Three years ago, I learned how to embrace new things. I learned how to adapt to the new schedule due to COVID, and how to work in my room and be semi-productive. I remember I had never had a desk- I figured my room didn’t have enough space for it- but I found a free white IKEA desk down the street and dragged it back to my house, using Clorox wipes to clean the stains from the previous user. It’s covered in new stains now, charcoal burn marks run down the sides of the table from the times I grew so bored from my classes that I held a lighter to the fake wood, just to see what would happen.

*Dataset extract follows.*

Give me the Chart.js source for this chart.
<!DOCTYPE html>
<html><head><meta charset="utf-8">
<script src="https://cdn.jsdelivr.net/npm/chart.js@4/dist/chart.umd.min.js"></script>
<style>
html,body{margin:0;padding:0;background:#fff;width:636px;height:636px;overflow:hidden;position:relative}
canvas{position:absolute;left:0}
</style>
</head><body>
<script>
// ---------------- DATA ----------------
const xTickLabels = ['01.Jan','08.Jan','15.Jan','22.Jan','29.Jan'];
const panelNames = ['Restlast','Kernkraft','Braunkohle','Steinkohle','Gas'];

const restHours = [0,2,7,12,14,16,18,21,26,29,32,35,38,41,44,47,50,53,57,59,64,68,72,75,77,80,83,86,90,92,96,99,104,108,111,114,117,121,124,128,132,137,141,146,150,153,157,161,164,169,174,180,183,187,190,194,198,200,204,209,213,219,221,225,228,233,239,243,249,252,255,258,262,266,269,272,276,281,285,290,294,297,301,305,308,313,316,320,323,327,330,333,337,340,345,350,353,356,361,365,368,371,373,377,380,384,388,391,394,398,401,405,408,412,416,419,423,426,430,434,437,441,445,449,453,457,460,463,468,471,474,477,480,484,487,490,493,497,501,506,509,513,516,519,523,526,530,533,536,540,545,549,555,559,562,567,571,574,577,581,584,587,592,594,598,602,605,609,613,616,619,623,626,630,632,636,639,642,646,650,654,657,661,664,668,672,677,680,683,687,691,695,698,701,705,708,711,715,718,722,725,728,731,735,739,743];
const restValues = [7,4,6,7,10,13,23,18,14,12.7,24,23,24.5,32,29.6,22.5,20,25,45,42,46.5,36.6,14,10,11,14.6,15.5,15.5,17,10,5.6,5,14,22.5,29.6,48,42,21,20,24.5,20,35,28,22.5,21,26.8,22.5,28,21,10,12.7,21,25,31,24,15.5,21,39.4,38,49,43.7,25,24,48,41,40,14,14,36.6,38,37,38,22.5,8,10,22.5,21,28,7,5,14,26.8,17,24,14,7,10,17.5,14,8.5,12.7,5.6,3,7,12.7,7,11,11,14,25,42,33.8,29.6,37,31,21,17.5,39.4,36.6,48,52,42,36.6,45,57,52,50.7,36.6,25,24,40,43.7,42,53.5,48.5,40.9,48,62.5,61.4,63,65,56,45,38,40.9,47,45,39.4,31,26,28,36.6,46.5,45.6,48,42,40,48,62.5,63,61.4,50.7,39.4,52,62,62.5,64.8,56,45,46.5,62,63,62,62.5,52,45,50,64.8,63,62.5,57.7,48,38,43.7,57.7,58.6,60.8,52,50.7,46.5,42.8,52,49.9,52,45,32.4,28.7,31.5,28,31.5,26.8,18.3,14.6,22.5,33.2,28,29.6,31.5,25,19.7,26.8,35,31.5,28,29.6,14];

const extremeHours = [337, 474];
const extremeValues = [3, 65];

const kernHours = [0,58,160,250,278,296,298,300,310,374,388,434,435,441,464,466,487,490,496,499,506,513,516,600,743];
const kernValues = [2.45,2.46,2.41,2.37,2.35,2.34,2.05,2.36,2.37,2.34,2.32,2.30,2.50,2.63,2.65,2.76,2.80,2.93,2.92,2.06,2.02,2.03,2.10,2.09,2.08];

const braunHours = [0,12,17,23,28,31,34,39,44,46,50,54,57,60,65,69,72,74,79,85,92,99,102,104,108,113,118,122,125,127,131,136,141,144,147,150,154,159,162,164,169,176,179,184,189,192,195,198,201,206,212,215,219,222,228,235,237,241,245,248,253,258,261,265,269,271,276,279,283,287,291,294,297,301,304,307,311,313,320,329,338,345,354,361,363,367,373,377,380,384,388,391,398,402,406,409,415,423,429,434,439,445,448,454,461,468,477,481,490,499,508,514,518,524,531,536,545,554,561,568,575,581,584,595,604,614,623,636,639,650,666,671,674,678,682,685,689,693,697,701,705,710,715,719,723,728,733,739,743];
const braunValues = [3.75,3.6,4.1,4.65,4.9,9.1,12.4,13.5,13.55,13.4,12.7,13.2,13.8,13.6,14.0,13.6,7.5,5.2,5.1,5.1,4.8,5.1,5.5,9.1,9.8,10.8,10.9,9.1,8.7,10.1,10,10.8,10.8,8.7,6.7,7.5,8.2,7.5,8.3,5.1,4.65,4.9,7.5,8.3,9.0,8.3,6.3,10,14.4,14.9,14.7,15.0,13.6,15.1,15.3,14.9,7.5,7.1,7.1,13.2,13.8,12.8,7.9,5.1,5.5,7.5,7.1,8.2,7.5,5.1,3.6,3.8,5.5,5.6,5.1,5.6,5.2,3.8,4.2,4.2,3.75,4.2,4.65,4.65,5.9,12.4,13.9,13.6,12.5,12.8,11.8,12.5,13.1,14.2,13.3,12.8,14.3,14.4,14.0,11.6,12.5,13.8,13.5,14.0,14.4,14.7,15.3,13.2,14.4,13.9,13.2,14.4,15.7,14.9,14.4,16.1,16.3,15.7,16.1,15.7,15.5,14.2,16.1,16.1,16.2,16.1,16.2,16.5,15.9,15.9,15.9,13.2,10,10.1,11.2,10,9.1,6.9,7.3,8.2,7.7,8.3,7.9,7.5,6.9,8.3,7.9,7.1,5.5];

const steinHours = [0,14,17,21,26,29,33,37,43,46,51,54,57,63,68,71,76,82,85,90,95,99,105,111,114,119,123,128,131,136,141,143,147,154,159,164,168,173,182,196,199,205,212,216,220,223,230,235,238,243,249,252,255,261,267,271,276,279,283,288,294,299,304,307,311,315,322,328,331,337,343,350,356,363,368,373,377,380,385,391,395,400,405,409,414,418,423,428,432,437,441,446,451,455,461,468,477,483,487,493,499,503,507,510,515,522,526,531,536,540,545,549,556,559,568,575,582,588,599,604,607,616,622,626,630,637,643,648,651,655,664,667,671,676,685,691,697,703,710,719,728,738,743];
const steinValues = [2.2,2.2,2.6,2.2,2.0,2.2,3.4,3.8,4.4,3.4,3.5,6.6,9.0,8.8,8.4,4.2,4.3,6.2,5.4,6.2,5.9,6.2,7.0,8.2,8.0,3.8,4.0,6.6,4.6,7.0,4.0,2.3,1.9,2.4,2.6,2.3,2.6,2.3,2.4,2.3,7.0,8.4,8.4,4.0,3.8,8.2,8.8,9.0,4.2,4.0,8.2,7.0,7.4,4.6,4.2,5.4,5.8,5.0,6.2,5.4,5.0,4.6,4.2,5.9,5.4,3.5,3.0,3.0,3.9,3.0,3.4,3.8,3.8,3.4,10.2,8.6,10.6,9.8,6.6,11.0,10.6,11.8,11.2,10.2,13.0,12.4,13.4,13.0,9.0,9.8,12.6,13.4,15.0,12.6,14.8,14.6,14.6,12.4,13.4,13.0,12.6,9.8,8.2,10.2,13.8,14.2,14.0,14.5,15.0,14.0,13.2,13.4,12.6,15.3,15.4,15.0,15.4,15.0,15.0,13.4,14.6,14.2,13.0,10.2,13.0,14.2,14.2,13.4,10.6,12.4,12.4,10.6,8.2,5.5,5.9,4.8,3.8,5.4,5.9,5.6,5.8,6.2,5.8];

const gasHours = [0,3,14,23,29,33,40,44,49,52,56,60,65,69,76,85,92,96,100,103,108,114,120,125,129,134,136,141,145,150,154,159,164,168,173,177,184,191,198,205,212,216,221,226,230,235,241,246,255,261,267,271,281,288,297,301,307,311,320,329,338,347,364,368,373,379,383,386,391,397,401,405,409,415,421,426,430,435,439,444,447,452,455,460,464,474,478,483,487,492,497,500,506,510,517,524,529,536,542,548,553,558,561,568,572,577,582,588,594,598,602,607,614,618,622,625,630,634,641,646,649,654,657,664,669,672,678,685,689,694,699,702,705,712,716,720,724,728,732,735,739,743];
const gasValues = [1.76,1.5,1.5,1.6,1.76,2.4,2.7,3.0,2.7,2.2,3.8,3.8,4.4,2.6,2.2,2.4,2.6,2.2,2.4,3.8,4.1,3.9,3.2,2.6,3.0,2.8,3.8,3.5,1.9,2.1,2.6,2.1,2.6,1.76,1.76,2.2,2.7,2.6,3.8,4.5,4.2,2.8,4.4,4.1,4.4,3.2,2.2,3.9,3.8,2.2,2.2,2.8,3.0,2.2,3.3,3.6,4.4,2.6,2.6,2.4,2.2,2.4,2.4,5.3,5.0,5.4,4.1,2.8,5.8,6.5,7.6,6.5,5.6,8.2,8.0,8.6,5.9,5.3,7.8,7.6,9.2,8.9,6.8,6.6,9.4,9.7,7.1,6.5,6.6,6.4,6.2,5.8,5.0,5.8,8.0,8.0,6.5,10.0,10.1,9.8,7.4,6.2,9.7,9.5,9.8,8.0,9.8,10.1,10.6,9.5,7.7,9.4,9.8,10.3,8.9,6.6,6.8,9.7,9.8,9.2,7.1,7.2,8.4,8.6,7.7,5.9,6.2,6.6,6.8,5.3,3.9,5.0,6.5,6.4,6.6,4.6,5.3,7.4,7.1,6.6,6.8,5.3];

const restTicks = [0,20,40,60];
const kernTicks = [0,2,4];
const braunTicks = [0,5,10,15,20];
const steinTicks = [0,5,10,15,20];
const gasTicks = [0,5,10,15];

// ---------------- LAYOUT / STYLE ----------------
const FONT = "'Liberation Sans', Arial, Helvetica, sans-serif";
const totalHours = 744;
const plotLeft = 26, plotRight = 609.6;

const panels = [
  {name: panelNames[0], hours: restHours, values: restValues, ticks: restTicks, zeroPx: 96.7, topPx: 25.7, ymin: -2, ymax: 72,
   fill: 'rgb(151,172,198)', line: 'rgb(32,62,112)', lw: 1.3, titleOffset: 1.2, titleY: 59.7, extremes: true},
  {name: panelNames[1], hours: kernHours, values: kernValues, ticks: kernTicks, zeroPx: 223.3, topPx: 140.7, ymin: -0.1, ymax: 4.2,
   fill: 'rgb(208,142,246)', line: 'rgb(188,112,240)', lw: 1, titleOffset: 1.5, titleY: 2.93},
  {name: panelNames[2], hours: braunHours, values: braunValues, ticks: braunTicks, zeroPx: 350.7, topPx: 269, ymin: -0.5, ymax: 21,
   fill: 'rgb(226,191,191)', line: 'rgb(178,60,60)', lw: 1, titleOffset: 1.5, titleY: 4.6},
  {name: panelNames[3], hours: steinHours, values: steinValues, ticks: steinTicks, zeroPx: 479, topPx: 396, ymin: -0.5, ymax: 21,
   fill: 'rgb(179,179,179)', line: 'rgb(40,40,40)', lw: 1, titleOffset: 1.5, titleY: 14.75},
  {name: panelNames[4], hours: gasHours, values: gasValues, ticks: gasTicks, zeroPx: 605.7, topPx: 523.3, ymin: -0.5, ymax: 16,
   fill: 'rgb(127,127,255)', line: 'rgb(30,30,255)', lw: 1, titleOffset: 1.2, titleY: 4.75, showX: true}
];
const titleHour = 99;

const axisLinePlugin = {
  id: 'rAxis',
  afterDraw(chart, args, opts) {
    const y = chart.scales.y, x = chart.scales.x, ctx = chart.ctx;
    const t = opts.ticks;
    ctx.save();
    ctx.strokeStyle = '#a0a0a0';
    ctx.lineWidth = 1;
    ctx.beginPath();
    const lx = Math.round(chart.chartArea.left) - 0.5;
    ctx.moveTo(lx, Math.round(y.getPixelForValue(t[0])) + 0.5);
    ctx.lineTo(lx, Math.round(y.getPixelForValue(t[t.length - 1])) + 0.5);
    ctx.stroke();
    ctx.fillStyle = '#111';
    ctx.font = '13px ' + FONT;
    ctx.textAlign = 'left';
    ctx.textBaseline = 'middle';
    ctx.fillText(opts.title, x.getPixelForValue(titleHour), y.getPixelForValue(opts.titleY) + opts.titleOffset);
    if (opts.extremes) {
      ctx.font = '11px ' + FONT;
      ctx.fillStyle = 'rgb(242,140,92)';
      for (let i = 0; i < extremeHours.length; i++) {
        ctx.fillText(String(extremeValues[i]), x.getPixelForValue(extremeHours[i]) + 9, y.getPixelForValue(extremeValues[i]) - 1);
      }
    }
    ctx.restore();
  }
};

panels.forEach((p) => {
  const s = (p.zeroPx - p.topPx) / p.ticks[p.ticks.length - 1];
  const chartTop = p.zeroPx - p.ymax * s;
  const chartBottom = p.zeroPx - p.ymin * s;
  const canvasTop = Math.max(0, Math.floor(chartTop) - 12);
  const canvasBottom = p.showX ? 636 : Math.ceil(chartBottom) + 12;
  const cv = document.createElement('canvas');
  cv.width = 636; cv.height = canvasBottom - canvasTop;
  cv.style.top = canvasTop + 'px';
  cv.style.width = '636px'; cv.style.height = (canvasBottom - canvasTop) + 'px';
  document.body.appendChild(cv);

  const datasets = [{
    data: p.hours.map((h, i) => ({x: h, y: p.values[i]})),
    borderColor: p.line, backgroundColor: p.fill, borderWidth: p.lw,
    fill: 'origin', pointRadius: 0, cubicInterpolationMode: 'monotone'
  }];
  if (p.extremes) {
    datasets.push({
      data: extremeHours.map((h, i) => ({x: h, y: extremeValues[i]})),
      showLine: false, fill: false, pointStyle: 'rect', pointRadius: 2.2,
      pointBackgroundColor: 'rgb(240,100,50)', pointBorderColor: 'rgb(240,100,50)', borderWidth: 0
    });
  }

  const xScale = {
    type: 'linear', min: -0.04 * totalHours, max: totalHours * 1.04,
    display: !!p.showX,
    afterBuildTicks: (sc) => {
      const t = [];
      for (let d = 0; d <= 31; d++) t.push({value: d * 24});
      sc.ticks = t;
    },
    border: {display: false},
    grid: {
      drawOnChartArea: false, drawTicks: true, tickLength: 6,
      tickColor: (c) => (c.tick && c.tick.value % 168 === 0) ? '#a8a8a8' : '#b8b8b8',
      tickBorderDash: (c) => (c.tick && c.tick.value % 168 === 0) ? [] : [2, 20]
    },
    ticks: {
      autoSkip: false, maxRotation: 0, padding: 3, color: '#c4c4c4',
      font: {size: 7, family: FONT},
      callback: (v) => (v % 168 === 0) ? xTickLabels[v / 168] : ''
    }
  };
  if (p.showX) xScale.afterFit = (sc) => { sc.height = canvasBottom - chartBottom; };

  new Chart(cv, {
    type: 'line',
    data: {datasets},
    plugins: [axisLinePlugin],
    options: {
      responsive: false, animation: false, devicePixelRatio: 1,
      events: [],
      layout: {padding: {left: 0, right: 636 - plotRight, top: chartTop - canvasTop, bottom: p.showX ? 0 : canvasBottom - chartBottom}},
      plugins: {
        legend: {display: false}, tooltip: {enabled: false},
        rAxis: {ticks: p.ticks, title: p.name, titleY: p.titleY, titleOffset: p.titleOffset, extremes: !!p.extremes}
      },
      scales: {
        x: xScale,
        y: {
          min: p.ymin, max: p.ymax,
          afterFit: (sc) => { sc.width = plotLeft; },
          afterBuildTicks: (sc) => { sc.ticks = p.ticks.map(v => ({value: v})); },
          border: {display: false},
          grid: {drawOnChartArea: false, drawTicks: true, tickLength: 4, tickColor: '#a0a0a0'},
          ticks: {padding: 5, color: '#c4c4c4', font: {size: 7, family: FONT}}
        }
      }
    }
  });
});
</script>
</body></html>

Two years ago, I learned how to work hard. I learned that nothing good comes easy. I learned how to fight through pain and spend every day in the gym while my friends were out. I learned how to challenge myself, how to choose to take the difficult classes rather than easy ones, and then I learned how to excel in those classes. I kept each page of notes, diligently written the night before, with pink highlighter running along the top of the page to guide me.
One year ago, I learned how to love. I learned how to give myself over to someone, unapologetically and fully. I learned how to sit in the middle of the road as the sun’s rising and how to sneak out at 1:00 A.M. on a school night to look at the stars. I learned how to say yes rather than no and how to fight for what I want.
Nine months ago I learned how to fill up my gas. I couldn’t find the switch to open the fuel access door and fumbled around until I was able to pop it open. I filled it up only three quarters full while leaning on the edge of the car, eyes locked on the numbers on the screen as they clicked up. I didn’t know that your tank automatically stops filling when it’s full, and I couldn’t figure out how everyone just guessed. When I thought my tank was almost full, I pulled the pump out without shaking it. A little leaked out onto my feet, and I was sure I was going to blow up. Then I drove away feeling like an idiot with a not-full tank and $30 left in my bank account.
Three months ago, I learned how to find myself. I learned how to sort through what I love and what I’m good at until I figured out what I wanted to do with the rest of my life. My parents told me it looked better for colleges if I had dreams and aspirations. I learned how to apply for schools, how to embellish my accomplishments so that they would seem major and unique. I learned how to figure out where I want to go and what I want to do and who I want to be.
In three months, I will learn how to choose. I want to have a future where I can be successful, even if that means leaving people behind. So I will have to choose, and I hope that everything I have learned throughout high school will guide me to make the right choice.